> DATASET CONTENT
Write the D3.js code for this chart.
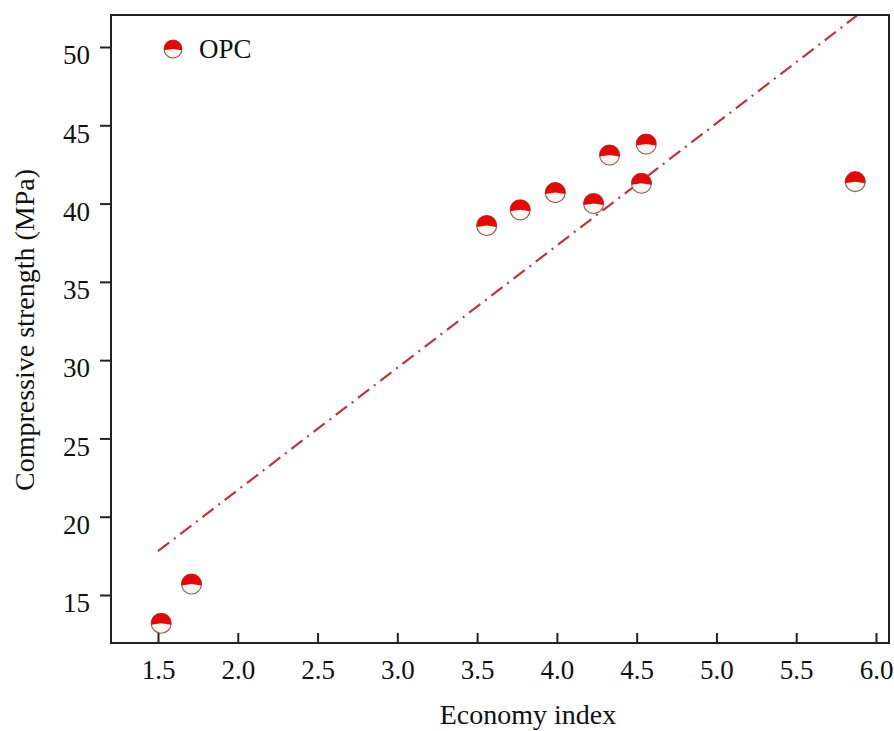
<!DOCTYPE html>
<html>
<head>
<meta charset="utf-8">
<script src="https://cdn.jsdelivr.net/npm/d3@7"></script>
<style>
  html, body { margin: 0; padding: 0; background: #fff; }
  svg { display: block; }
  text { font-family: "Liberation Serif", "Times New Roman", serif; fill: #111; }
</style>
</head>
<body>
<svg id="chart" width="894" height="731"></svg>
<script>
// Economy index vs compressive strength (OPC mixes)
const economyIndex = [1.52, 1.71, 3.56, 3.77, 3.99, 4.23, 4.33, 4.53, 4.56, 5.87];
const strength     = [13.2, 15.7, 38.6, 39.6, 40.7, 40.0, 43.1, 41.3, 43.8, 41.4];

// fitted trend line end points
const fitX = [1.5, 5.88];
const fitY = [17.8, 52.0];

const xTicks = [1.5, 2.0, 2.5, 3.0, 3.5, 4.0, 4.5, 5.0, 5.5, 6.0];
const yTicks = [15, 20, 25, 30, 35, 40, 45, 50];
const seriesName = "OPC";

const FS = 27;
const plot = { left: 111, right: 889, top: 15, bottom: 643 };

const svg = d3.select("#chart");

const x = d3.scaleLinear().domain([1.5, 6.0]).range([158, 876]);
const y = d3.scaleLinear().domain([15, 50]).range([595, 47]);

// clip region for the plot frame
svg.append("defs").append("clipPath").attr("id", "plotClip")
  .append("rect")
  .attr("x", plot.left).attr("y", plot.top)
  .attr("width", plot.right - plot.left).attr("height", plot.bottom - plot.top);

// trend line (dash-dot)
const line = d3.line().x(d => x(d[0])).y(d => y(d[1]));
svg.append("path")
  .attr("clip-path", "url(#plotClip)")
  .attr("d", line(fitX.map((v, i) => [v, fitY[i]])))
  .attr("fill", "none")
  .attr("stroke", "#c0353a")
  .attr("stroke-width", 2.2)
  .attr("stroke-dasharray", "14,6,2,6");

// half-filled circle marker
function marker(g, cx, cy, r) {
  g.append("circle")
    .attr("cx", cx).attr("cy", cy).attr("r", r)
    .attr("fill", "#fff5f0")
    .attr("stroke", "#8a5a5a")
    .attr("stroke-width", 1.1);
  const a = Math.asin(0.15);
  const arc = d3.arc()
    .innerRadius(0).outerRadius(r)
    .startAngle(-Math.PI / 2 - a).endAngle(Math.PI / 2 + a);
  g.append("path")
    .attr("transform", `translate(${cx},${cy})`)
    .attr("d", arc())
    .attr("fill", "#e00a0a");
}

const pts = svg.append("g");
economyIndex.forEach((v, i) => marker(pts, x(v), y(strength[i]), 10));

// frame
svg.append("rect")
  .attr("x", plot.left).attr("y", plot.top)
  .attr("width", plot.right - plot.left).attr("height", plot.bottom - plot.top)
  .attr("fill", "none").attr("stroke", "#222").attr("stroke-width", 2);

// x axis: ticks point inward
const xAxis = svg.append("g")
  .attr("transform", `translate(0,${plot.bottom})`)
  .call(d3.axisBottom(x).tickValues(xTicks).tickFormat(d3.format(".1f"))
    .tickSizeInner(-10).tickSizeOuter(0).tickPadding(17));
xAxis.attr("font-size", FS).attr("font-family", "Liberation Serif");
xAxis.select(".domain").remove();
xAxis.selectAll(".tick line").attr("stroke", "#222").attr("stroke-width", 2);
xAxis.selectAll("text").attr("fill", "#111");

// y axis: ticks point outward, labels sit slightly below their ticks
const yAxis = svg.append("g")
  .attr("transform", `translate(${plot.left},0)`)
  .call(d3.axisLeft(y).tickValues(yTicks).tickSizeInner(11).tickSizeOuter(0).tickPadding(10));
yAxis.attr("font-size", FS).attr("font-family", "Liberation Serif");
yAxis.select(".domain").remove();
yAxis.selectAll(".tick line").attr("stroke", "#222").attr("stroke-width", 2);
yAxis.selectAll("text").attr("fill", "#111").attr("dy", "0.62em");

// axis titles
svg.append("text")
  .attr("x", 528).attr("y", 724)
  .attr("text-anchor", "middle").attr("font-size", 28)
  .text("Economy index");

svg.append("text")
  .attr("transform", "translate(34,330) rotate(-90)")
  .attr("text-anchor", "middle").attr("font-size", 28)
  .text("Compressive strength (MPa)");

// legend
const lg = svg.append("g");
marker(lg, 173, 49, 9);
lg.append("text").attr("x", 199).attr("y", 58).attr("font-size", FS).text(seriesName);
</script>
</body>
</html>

> WORK REQUIRED
Repeat the data above exactly, but not the pictures.

> THE OUTPUT
Write the D3.js code for this chart.
<!DOCTYPE html>
<html>
<head>
<meta charset="utf-8">
<script src="https://cdn.jsdelivr.net/npm/d3@7"></script>
<style>
  html, body { margin: 0; padding: 0; background: #fff; }
  svg { display: block; }
  text { font-family: "Liberation Serif", "Times New Roman", serif; fill: #111; }
</style>
</head>
<body>
<svg id="chart" width="894" height="731"></svg>
<script>
// Economy index vs compressive strength (OPC mixes)
const economyIndex = [1.52, 1.71, 3.56, 3.77, 3.99, 4.23, 4.33, 4.53, 4.56, 5.87];
const strength     = [13.2, 15.7, 38.6, 39.6, 40.7, 40.0, 43.1, 41.3, 43.8, 41.4];

// fitted trend line end points
const fitX = [1.5, 5.88];
const fitY = [17.8, 52.0];

const xTicks = [1.5, 2.0, 2.5, 3.0, 3.5, 4.0, 4.5, 5.0, 5.5, 6.0];
const yTicks = [15, 20, 25, 30, 35, 40, 45, 50];
const seriesName = "OPC";

const FS = 27;
const plot = { left: 111, right: 889, top: 15, bottom: 643 };

const svg = d3.select("#chart");

const x = d3.scaleLinear().domain([1.5, 6.0]).range([158, 876]);
const y = d3.scaleLinear().domain([15, 50]).range([595, 47]);

// clip region for the plot frame
svg.append("defs").append("clipPath").attr("id", "plotClip")
  .append("rect")
  .attr("x", plot.left).attr("y", plot.top)
  .attr("width", plot.right - plot.left).attr("height", plot.bottom - plot.top);

// trend line (dash-dot)
const line = d3.line().x(d => x(d[0])).y(d => y(d[1]));
svg.append("path")
  .attr("clip-path", "url(#plotClip)")
  .attr("d", line(fitX.map((v, i) => [v, fitY[i]])))
  .attr("fill", "none")
  .attr("stroke", "#c0353a")
  .attr("stroke-width", 2.2)
  .attr("stroke-dasharray", "14,6,2,6");

// half-filled circle marker
function marker(g, cx, cy, r) {
  g.append("circle")
    .attr("cx", cx).attr("cy", cy).attr("r", r)
    .attr("fill", "#fff5f0")
    .attr("stroke", "#8a5a5a")
    .attr("stroke-width", 1.1);
  const a = Math.asin(0.15);
  const arc = d3.arc()
    .innerRadius(0).outerRadius(r)
    .startAngle(-Math.PI / 2 - a).endAngle(Math.PI / 2 + a);
  g.append("path")
    .attr("transform", `translate(${cx},${cy})`)
    .attr("d", arc())
    .attr("fill", "#e00a0a");
}

const pts = svg.append("g");
economyIndex.forEach((v, i) => marker(pts, x(v), y(strength[i]), 10));

// frame
svg.append("rect")
  .attr("x", plot.left).attr("y", plot.top)
  .attr("width", plot.right - plot.left).attr("height", plot.bottom - plot.top)
  .attr("fill", "none").attr("stroke", "#222").attr("stroke-width", 2);

// x axis: ticks point inward
const xAxis = svg.append("g")
  .attr("transform", `translate(0,${plot.bottom})`)
  .call(d3.axisBottom(x).tickValues(xTicks).tickFormat(d3.format(".1f"))
    .tickSizeInner(-10).tickSizeOuter(0).tickPadding(17));
xAxis.attr("font-size", FS).attr("font-family", "Liberation Serif");
xAxis.select(".domain").remove();
xAxis.selectAll(".tick line").attr("stroke", "#222").attr("stroke-width", 2);
xAxis.selectAll("text").attr("fill", "#111");

// y axis: ticks point outward, labels sit slightly below their ticks
const yAxis = svg.append("g")
  .attr("transform", `translate(${plot.left},0)`)
  .call(d3.axisLeft(y).tickValues(yTicks).tickSizeInner(11).tickSizeOuter(0).tickPadding(10));
yAxis.attr("font-size", FS).attr("font-family", "Liberation Serif");
yAxis.select(".domain").remove();
yAxis.selectAll(".tick line").attr("stroke", "#222").attr("stroke-width", 2);
yAxis.selectAll("text").attr("fill", "#111").attr("dy", "0.62em");

// axis titles
svg.append("text")
  .attr("x", 528).attr("y", 724)
  .attr("text-anchor", "middle").attr("font-size", 28)
  .text("Economy index");

svg.append("text")
  .attr("transform", "translate(34,330) rotate(-90)")
  .attr("text-anchor", "middle").attr("font-size", 28)
  .text("Compressive strength (MPa)");

// legend
const lg = svg.append("g");
marker(lg, 173, 49, 9);
lg.append("text").attr("x", 199).attr("y", 58).attr("font-size", FS).text(seriesName);
</script>
</body>
</html>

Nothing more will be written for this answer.